Dopo mesi di gestazione e un parto particolarmente complesso e atteso, finalmente è nato. Si tratta dell’ultimo frutto del Governo Conte: il Patto per l’Export. Un provvedimento che incanala risorse straordinarie per circa 1,4 miliardi di euro, con cui si rafforzeranno gli strumenti per l’internazionalizzazione delle imprese e si adotterà un’azione promozionale di ampio respiro.

L’export incide per quasi un terzo sul valore del PIL, ma secondo le ultime prevedibili stime se ne prospetta una riduzione del 14% nel 2020. Nella reattività post Covid si potrà stimare il grado di competitività delle PMI italiane, per le quali il processo di internazionalizzazione ne decreterà il flusso vitale.

Il Piano incorpora le istanze presentate da 147 associazioni di categoria e oltre 250 esponenti dei settori produttivi e prevede una serie di azioni incentrate su 6 “gold standard”: comunicazione, formazione integrata, informazione/formazione, e-commerce, sistema fieristico e finanza.

Cerimonia di firma del Patto per l’Export – Video Ufficiale

Una strategia multilaterale orientata alla promozione di iniziative quali: rilancio e sostegno del sistema fieristico, canali che migliorino i rapporti con la Gdo all’estero, sviluppo di piani organici per l’e-commerce, piani di comunicazione strategica, pubblicazione del bando per temporary-digital export manager, potenziamento della strategia nazionale dell’esportazione del sistema produttivo italiano, rafforzamento della lotta a contraffazione e Italian sounding.

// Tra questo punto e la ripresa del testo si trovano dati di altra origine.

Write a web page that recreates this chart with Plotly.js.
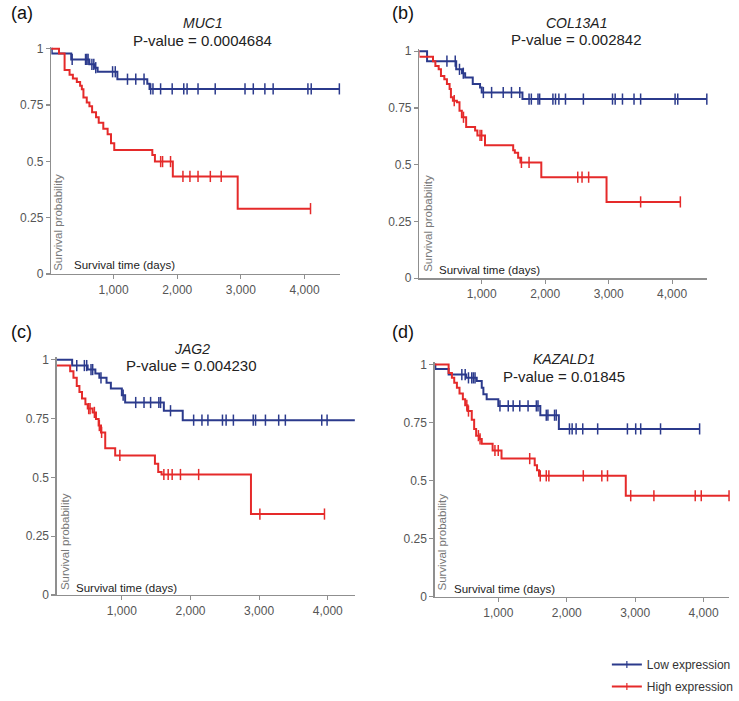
<!DOCTYPE html>
<html><head><meta charset="utf-8">
<script src="https://cdn.plot.ly/plotly-3.0.1.min.js"></script>
<style>body{margin:0;background:#fff}#chart{width:739px;height:701px}</style>
</head><body><div id="chart"></div>
<script>
// ---------- data ----------
const panelLabels = ['(a)', '(b)', '(c)', '(d)'];
const genes = ['MUC1', 'COL13A1', 'JAG2', 'KAZALD1'];
const pValues = ['0.0004684', '0.002842', '0.004230', '0.01845'];
const seriesNames = ['Low expression', 'High expression'];
const xTickVals = [1000, 2000, 3000, 4000];
const xTickText = ['1,000', '2,000', '3,000', '4,000'];
const yTickVals = [0, 0.25, 0.5, 0.75, 1];
const yTickText = ['0', '0.25', '0.5', '0.75', '1'];
const yAxisTitle = 'Survival probability';
const xAxisTitle = 'Survival time (days)';

// (a) MUC1
const aLowTime = [0, 30, 335, 620, 700, 750, 1060, 1530, 1565];
const aLowSurv = [1, 0.979, 0.953, 0.931, 0.916, 0.898, 0.865, 0.845, 0.822];
const aLowCens = [350, 560, 580, 600, 660, 690, 720, 985, 1027, 1219, 1349, 1479, 1583, 1619, 1739, 1921, 2103, 2155, 2327, 2597, 3065, 3195, 3377, 3507, 4053, 4105, 4547];
const aLowEnd = 4547;
const aHighTime = [0, 143, 231, 309, 361, 423, 475, 502, 527, 579, 621, 663, 725, 767, 839, 907, 960, 1011, 1609, 1650, 1931, 2950];
const aHighSurv = [1, 0.979, 0.906, 0.885, 0.868, 0.853, 0.836, 0.82, 0.784, 0.762, 0.745, 0.718, 0.696, 0.672, 0.645, 0.62, 0.58, 0.55, 0.528, 0.499, 0.433, 0.29];
const aHighCens = [1740, 1770, 1895, 2090, 2200, 2327, 2520, 2691, 4094];
const aHighEnd = 4094;

// (b) COL13A1
const bLowTime = [0, 139, 598, 690, 739, 859, 974, 1000, 1642];
const bLowSurv = [1, 0.956, 0.92, 0.903, 0.884, 0.855, 0.84, 0.818, 0.789];
const bLowCens = [452, 583, 650, 710, 1026, 1156, 1339, 1469, 1600, 1746, 1782, 1887, 1913, 2122, 2163, 2216, 2320, 2602, 3061, 3103, 3218, 3400, 3504, 4047, 4089, 4547];
const bLowEnd = 4547;
const bHighTime = [0, 10, 233, 270, 322, 358, 411, 452, 494, 515, 546, 609, 650, 687, 755, 896, 932, 1052, 1496, 1522, 1574, 1610, 1939, 2967];
const bHighSurv = [1, 0.975, 0.956, 0.935, 0.92, 0.891, 0.876, 0.855, 0.833, 0.797, 0.782, 0.775, 0.738, 0.709, 0.666, 0.651, 0.629, 0.586, 0.564, 0.553, 0.53, 0.51, 0.445, 0.336];
const bHighCens = [567, 713, 974, 1000, 1626, 1746, 2513, 2581, 2685, 3504, 4130];
const bHighEnd = 4130;

// (c) JAG2
const cLowTime = [0, 276, 502, 614, 672, 777, 840, 1000, 1048, 1612, 1887];
const cLowSurv = [1, 0.975, 0.958, 0.941, 0.923, 0.902, 0.877, 0.849, 0.818, 0.783, 0.743];
const cLowCens = [343, 454, 488, 551, 575, 696, 1019, 1202, 1323, 1419, 1539, 1564, 1709, 2046, 2167, 2254, 2466, 2519, 2625, 2914, 2948, 3092, 3285, 3382, 3912, 3990, 4396];
const cLowEnd = 4396;
const cHighTime = [0, 40, 247, 295, 343, 382, 420, 469, 503, 575, 623, 662, 696, 758, 903, 1482, 1530, 1578, 2881];
const cHighSurv = [1, 0.975, 0.951, 0.923, 0.888, 0.863, 0.835, 0.811, 0.792, 0.776, 0.748, 0.72, 0.691, 0.624, 0.593, 0.558, 0.523, 0.512, 0.344];
const cHighCens = [517, 537, 600, 672, 705, 971, 1612, 1675, 1733, 1854, 2119, 3011, 3952];
const cHighEnd = 3952;

// (d) KAZALD1
const dLowTime = [0, 80, 274, 530, 685, 758, 782, 830, 1000, 1614, 1885];
const dLowSurv = [1, 0.981, 0.957, 0.943, 0.929, 0.9, 0.872, 0.851, 0.822, 0.782, 0.723];
const dLowCens = [467, 516, 564, 612, 636, 660, 1024, 1145, 1217, 1314, 1435, 1556, 1580, 1701, 1725, 1822, 1846, 2040, 2079, 2137, 2234, 2452, 2887, 3008, 3081, 3371, 3942];
const dLowEnd = 3942;
const dHighTime = [0, 274, 322, 356, 395, 433, 482, 516, 550, 612, 647, 676, 724, 758, 917, 1047, 1532, 1566, 1595, 2863];
const dHighSurv = [1, 0.964, 0.943, 0.922, 0.9, 0.876, 0.851, 0.825, 0.8, 0.762, 0.723, 0.694, 0.68, 0.659, 0.63, 0.595, 0.566, 0.545, 0.521, 0.435];
const dHighCens = [540, 564, 709, 733, 951, 999, 1459, 1613, 1701, 1739, 2242, 2513, 2596, 2935, 3274, 3878, 3966, 4372];
const dHighEnd = 4372;

// ---------- layout geometry (pixels) ----------
const W = 739, H = 701;
const BLUE = '#2b3a8c', RED = '#e52a2a', AX = '#8f8f8f';
const FONT = 'Liberation Sans, Arial, sans-serif';
const geom = [
  {x0: 51.7, x1: 342.7, yb: 276.7, yt: 49.3, xr: [23, 4563], lab: [22, 13], tx: 204, ty: [23.5, 40.5], yl: [59, 224.5], xl: [72, 268]},
  {x0: 422.3, x1: 711.7, yb: 281, yt: 51.7, xr: [19, 4548], lab: [406, 13], tx: 580, ty: [23, 40], yl: [431, 226], xl: [440, 273]},
  {x0: 57.3, x1: 357.3, yb: 601, yt: 363.3, xr: [54, 4395], lab: [22, 335], tx: 193, ty: [352.5, 369.5], yl: [65, 547], xl: [75, 594]},
  {x0: 437.7, x1: 734, yb: 602.7, yt: 368.3, xr: [71, 4372], lab: [406, 335], tx: 568, ty: [362.5, 380], yl: [445, 547], xl: [455, 595]}
];
const series = [
  [[aLowTime, aLowSurv, aLowCens, aLowEnd], [aHighTime, aHighSurv, aHighCens, aHighEnd]],
  [[bLowTime, bLowSurv, bLowCens, bLowEnd], [bHighTime, bHighSurv, bHighCens, bHighEnd]],
  [[cLowTime, cLowSurv, cLowCens, cLowEnd], [cHighTime, cHighSurv, cHighCens, cHighEnd]],
  [[dLowTime, dLowSurv, dLowCens, dLowEnd], [dHighTime, dHighSurv, dHighCens, dHighEnd]]
];
const colors = [BLUE, RED];
const YMAX = 1.01;

function stepAt(times, surv, t) {
  let v = surv[0];
  for (let i = 0; i < times.length; i++) { if (times[i] <= t) v = surv[i]; }
  return v;
}
const px = x => x / W;
const py = y => 1 - y / H;

const traces = [];
const layout = {
  width: W, height: H, margin: {l: 0, r: 0, t: 0, b: 0},
  paper_bgcolor: '#fff', plot_bgcolor: '#fff', showlegend: true,
  font: {family: FONT, size: 12, color: '#444'},
  legend: {x: px(611), y: py(657), xanchor: 'left', yanchor: 'top', font: {size: 12, color: '#333'},
           bgcolor: 'rgba(0,0,0,0)', traceorder: 'grouped', tracegroupgap: 3, itemwidth: 30},
  annotations: []
};

geom.forEach((g, k) => {
  const sfx = k === 0 ? '' : String(k + 1);
  const xa = 'x' + sfx, ya = 'y' + sfx;
  const ytopPx = g.yb - YMAX * (g.yb - g.yt);
  layout['xaxis' + sfx] = {
    domain: [px(g.x0), px(g.x1)], range: g.xr, anchor: ya,
    showline: true, linecolor: AX, linewidth: 1.5, showgrid: false, zeroline: false,
    ticks: 'outside', ticklen: 4, tickcolor: AX, tickwidth: 1.2,
    tickvals: xTickVals, ticktext: xTickText, tickfont: {size: 12, color: '#555'}, fixedrange: true
  };
  layout['yaxis' + sfx] = {
    domain: [py(g.yb), py(ytopPx)], range: [0, YMAX], anchor: xa,
    showline: true, linecolor: AX, linewidth: 1.5, showgrid: false, zeroline: false,
    ticks: 'outside', ticklen: 4, tickcolor: AX, tickwidth: 1.2,
    tickvals: yTickVals, ticktext: yTickText, tickfont: {size: 12, color: '#555'}, fixedrange: true
  };
  series[k].forEach((s, j) => {
    const [t, v, cens, end] = s;
    traces.push({
      type: 'scatter', mode: 'lines', xaxis: xa, yaxis: ya, showlegend: false,
      x: t.concat([end]), y: v.concat([v[v.length - 1]]),
      line: {shape: 'hv', color: colors[j], width: 2}, hoverinfo: 'skip'
    });
    traces.push({
      type: 'scatter', mode: 'markers', xaxis: xa, yaxis: ya, showlegend: false, cliponaxis: false,
      x: cens, y: cens.map(c => stepAt(t, v, c)),
      marker: {symbol: 'line-ns-open', size: 8, color: colors[j], line: {color: colors[j], width: 1.5}}, hoverinfo: 'skip'
    });
  });
  const A = layout.annotations;
  A.push({xref: 'paper', yref: 'paper', x: px(g.lab[0]), y: py(g.lab[1]), text: panelLabels[k], showarrow: false,
          xanchor: 'center', yanchor: 'middle', font: {size: 18, color: '#111'}});
  A.push({xref: 'paper', yref: 'paper', x: px(g.tx), y: py(g.ty[0]), text: '<i>' + genes[k] + '</i>', showarrow: false,
          xanchor: 'center', yanchor: 'middle', font: {size: 14, color: '#222'}});
  A.push({xref: 'paper', yref: 'paper', x: px(g.tx), y: py(g.ty[1]), text: 'P-value = ' + pValues[k], showarrow: false,
          xanchor: 'center', yanchor: 'middle', font: {size: 15, color: '#222'}});
  A.push({xref: 'paper', yref: 'paper', x: px(g.yl[0]), y: py(g.yl[1]), text: yAxisTitle, textangle: -90, showarrow: false,
          xanchor: 'center', yanchor: 'middle', font: {size: 11.5, color: '#777'}});
  A.push({xref: 'paper', yref: 'paper', x: px(g.xl[0]), y: py(g.xl[1]), text: xAxisTitle, showarrow: false,
          xanchor: 'left', yanchor: 'middle', font: {size: 11.5, color: '#222'}});
});

// legend entries
seriesNames.forEach((n, j) => {
  traces.push({type: 'scatter', mode: 'lines+markers', x: [null], y: [null], name: n, showlegend: true,
    legendgroup: 'g' + j,
    line: {color: colors[j], width: 2},
    marker: {symbol: 'line-ns-open', size: 5, color: colors[j], line: {color: colors[j], width: 1.2}}});
});

Plotly.newPlot('chart', traces, layout, {displayModeBar: false, staticPlot: true});
</script></body></html>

È proprio su quest’ultimo piano così delicato, ma dal peso ingente che si gioca una delle partite più considerevoli per il rilancio e non solo post-Covid. È annoso il processo di erosione dell’immagine del patrimonio agroalimentare ed enogastronomico italiano, che sottrae dolosamente ricchezza, occupazione e chance di crescita per coloro che, sul campo, combattono per l’affermazione della vera italianità a tavola, oltre i nostri confini. All’estero, la domanda di prodotti italiani è enorme e in costante crescita. Per contro, gli estimatori stranieri dei prodotti nostrani, non sono quasi mai in grado di riconoscerli, facili vittime di coloro che nulla sanno o fanno in conformità con le tradizioni enogastronomiche cui dicono di appartenere.

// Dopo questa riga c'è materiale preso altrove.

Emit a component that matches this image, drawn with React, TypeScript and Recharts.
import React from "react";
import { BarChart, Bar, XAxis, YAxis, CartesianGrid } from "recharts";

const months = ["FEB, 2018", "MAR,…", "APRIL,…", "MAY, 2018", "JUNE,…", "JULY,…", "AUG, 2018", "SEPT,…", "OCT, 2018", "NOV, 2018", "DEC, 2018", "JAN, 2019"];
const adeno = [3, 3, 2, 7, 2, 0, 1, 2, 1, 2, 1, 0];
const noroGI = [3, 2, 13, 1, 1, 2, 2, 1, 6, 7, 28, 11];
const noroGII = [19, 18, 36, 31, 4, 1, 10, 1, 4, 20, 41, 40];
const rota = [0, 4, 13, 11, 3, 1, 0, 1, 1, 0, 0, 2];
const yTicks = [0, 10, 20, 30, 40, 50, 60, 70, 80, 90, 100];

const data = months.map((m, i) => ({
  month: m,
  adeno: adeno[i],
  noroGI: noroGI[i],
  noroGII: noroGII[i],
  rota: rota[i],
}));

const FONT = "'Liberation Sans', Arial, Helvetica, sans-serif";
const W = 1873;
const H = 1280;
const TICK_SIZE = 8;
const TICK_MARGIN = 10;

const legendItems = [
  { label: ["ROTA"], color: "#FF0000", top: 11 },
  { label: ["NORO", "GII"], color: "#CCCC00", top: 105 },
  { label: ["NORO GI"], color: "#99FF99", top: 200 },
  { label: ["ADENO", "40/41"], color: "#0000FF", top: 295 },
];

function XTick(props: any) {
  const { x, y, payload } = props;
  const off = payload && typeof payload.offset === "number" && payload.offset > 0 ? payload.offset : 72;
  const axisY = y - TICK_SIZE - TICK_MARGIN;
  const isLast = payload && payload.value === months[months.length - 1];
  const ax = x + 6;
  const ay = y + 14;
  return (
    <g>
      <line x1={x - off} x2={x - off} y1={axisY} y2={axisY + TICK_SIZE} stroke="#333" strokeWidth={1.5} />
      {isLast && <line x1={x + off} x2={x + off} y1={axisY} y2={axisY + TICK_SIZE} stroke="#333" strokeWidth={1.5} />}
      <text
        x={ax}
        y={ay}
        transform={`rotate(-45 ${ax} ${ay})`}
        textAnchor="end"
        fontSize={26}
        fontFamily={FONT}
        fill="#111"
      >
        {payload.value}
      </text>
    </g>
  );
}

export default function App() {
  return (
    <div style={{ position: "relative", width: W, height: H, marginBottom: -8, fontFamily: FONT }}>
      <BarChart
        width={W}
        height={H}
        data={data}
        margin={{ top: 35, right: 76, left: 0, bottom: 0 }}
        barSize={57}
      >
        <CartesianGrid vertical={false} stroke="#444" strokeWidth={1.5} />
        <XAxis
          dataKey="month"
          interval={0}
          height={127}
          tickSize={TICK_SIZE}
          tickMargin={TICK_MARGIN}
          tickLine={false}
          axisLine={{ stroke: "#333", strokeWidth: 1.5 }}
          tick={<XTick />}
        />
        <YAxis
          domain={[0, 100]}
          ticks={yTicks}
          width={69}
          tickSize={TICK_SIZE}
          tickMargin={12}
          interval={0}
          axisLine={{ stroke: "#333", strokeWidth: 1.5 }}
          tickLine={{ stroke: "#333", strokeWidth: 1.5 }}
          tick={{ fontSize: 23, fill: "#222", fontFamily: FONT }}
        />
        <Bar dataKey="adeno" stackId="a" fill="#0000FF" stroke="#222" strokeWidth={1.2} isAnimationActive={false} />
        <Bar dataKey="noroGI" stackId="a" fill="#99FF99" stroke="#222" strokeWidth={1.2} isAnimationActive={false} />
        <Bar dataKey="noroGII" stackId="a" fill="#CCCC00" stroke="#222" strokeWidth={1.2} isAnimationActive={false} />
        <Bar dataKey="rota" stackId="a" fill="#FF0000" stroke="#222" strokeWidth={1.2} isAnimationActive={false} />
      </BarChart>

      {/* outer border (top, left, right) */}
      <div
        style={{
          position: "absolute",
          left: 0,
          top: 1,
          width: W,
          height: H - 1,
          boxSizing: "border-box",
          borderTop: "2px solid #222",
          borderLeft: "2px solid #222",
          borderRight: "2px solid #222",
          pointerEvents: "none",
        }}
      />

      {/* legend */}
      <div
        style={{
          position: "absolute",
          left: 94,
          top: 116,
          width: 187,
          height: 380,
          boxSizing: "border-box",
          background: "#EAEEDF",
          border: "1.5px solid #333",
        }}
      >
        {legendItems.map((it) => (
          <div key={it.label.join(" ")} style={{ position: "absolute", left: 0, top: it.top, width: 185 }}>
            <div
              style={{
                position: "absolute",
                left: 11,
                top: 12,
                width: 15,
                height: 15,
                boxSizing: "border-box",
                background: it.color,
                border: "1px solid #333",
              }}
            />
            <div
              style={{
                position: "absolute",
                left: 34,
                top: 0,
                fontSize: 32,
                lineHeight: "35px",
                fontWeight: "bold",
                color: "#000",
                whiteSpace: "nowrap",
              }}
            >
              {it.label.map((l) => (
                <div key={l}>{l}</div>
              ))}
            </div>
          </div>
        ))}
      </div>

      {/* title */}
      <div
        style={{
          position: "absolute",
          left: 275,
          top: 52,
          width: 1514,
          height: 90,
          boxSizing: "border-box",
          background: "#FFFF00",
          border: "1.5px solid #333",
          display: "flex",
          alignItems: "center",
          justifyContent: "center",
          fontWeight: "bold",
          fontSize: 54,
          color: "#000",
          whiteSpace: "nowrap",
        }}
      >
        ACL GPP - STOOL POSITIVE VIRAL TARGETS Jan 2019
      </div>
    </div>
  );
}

Il “Country Effect” intanto conferisce valore al Made In Italy, che si afferma nel mondo non solo come mera denominazione geografica, ma anche come vero e proprio marchio, tanto che una ricerca del Politecnico di Milano ha evidenziato che se il Made In Italy fosse un brand sarebbe il terzo marchio più noto al mondo, dopo Coca Cola e Visa.

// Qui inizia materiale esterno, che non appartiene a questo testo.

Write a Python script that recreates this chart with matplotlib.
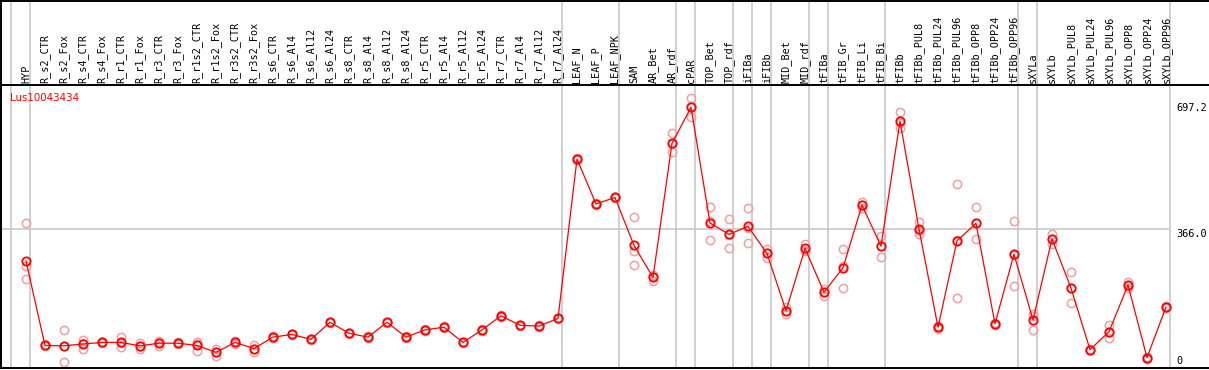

La certificazione “ITA0039 | 100 % Italian Taste Certification” nasce dalla volontà di ASACERT di dare il proprio contributo per difendere, promuovere e valorizzare la “vera” italianità all’estero nell’ambito della ristorazione e della distribuzione enogastronomica. Un progetto in linea con ciò che il Governo ha deciso di mettere in campo: “ITA0039 è un sistema integrato in cui ristoratori e produttori saranno linkati, in favore della trasparenza nei confronti dei consumatori, i quali potranno consultare non solo la lista dei ristoranti certificati, ma anche l’elenco delle materie prime utilizzate e il produttore-fornitore da cui il ristoratore si è approvvigionato. Sarà un ulteriore strumento incentivante per le eccellenze di una filiera virtuosamente ridotta, in favore del buon cibo e della tutela dei consumatori-estimatori di prodotti enogatsronomici di tutto il mondo”. Il pensiero di Fabrizio Capaccioli ideatore del Protocollo di certificazione che ha raccolto la vicinanza di Coldiretti, Filiera Agricola Italiana, IFSE (prestigiosa scuola di cucina internazionale) e ANRA.

L’augurio è che questa nuova creatura improntata al rilancio sia supportata da un’attenta opera di monitoraggio e prevenzione degli illeciti e frodi sulla filiera agroalimentare italiana, impareggiabile fonte di prodotti salubri e riferimento per i tanti, onesti agro-ristoratori italiani.